The Cascadia Subduction Zone: A Real-World Example
One of the most closely monitored and dangerous subduction zones is the Cascadia Subduction Zone, stretching from Northern California to Vancouver Island. This fault line is capable of producing magnitude 9.0 earthquakes, the same scale that would trigger a catastrophic Poseidon event. The last major rupture here occurred on January 26, 1700, an event known as the Cascadia earthquake. Geological evidence, including tree rings and sediment layers, indicates the quake was between magnitudes 8.9 and 9.2. Historical records from Japan describe a tsunami that arrived approximately 10 hours later, confirming that the energy traveled across the entire Pacific Ocean.
Historical Accounts and Geological Evidence
Human history is littered with accounts of the sea turning violent without warning, though the cause was often misunderstood. The 2004 Indian Ocean earthquake and tsunami is a stark modern example. Triggered by a rupture along the Sunda megathrust off the coast of Sumatra, the quake reached a magnitude of 9.1–9.3. The resulting tsunami killed over 225,000 people across 14 countries. Similarly, the 2011 Tōhoku earthquake in Japan, a magnitude 9.0 event, demonstrated the terrifying efficiency of a Poseidon scenario. The quake itself caused significant damage, but the wall of water it generated overwhelmed the Fukushima Daiichi nuclear plant and swept away entire towns, illustrating the dual nature of the threat.
Warning Signs and Detection Systems
Unlike a tornado or hurricane, which offer hours of warning, a major undersea earthquake provides mere seconds to minutes of notice. Initially, the seismic P-waves (primary waves) arrive at monitoring stations, followed seconds later by the more destructive S-waves (secondary waves). While the ground shakes, specialized buoys and tidal gauges monitor the sea level for anomalies. If a significant vertical displacement of the seafloor occurs, these systems calculate the potential tsunami height and direction. This data is crucial for issuing timely warnings to coastal populations, allowing for evacuation procedures to begin before the first wave arrives.

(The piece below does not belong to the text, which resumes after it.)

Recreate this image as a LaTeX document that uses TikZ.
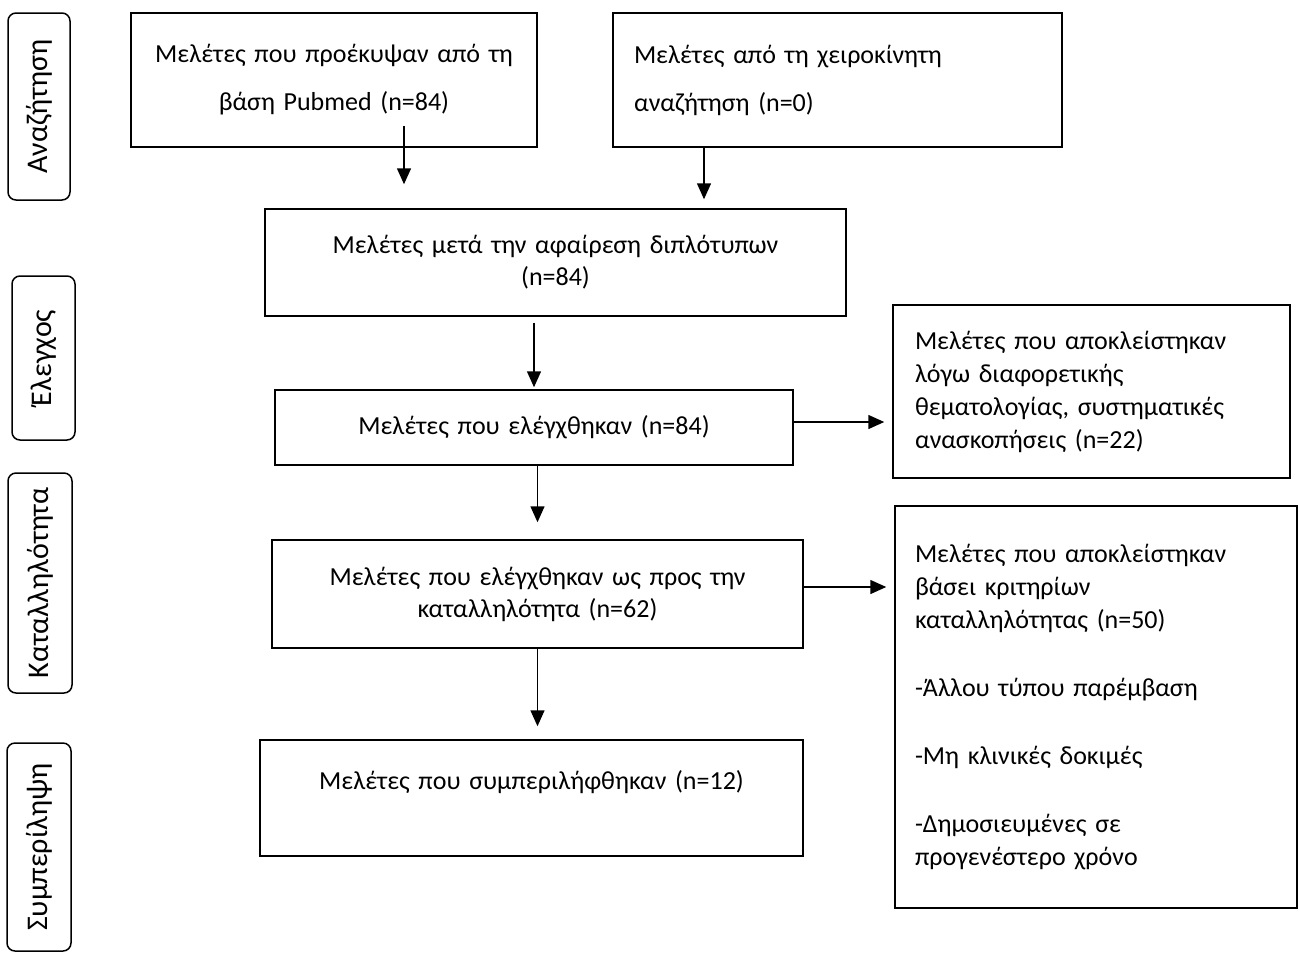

The Devastating Impact on Infrastructure and Ecology
The aftermath of a Poseidon earthquake extends far beyond the immediate moment of impact. On land, the shaking can topple buildings and rupture gas and water mains, leading to fires and utility outages. However, the most widespread destruction usually occurs via the tsunami. These waves can travel inland for miles, carrying with them everything from cars to buildings. Saltwater intrusion contaminates freshwater aquifers, rendering the land uninhabitable for years. Ecologically, the surge can strip coastal vegetation, erode dunes, and deposit massive amounts of debris in the ocean, disrupting marine habitats and nutrient cycles for years.